You could think that the appellation comprises only the two communes that have given the area its name. But that is not the case. Ten communes, or rather villages, are included; Mérignac, Pessac, Talence, Gradignan, Villenave d’Ornon, Canéjan, Léognan, Cadaujac, Martillac, Saint-Médard-d’Eyrans. Remember them if you can! But no, that is not necessary, Pessac-Léognan will do fine.
Then it is time for the classification. Graves has one of its own, a fact easily forgotten in our eagerness to learn the most distinguished estates in the classification of 1855. All the 16 estates awarded “cru classé” in Graves are located in Pessac-Léognan. The classification, without any internal ranking, was established as late as 1953, with an extension 1959 to the one of today. Six estates are classified for red and white wine, seven for red only and three for white. Château Haut-Brion is of course among the classified estates in Pessac-Léognan too and is thus, as the only estate in Bordeaux,”double classified”.

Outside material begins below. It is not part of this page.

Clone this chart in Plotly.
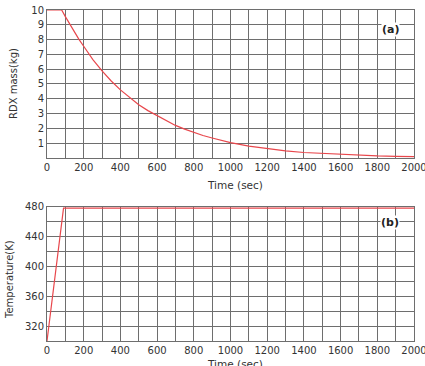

What about Château La Garde then, do I find my way there? Yes, but it is a trip that will end as far south as I can come in Pessac-Léognan, in the commune Martillac. On the way south I pass several famous names and the palate starts longing for the delicious liquid. Why not a few drops from one the classified estates such as Domaine de Chevalier, Château Olivier, Château Smith Haut Lafitte, Château Haut-Bailly…
I can also conclude that Pessac-Léognan is André Lurton-land. The renowned winemaker’s properties are not located far from each other. There are the names so well known from the labels of the white wines we often find in Sweden: Château de Cruzeau, Château la Louvière, Château Couhins Lurton, Château de Rochemorin och Château Coucheroy. The latter two reliable, affordable, pure Sauvignon blanc wines, often poured on our tastings as typical examples of a Bordeaux white. But again – red wines are made on all the estates.
So, why not choose a red Pessac-Léognan the next time?
Note. All the 16 classified estates in Pessac-Léognan (Crus Classés de Graves):
White wines: Château Couhins, Château Couhins-Lurton, Château Laville Haut-Brion.
Red wines: Château Haut-Brion, Château de Fieuzal, Château Haut-Bailly, Château La Mission Haut-Brion, Château La Tour Haut-Brion, Château Pape-Clément, Château Smith Haut Lafitte.
Both red and white: Château Bouscaut, Château Carbonnieux, Domaine de Chevalier, Château Latour-Martillac , Château Malartic-Lagravière, Château Olivier.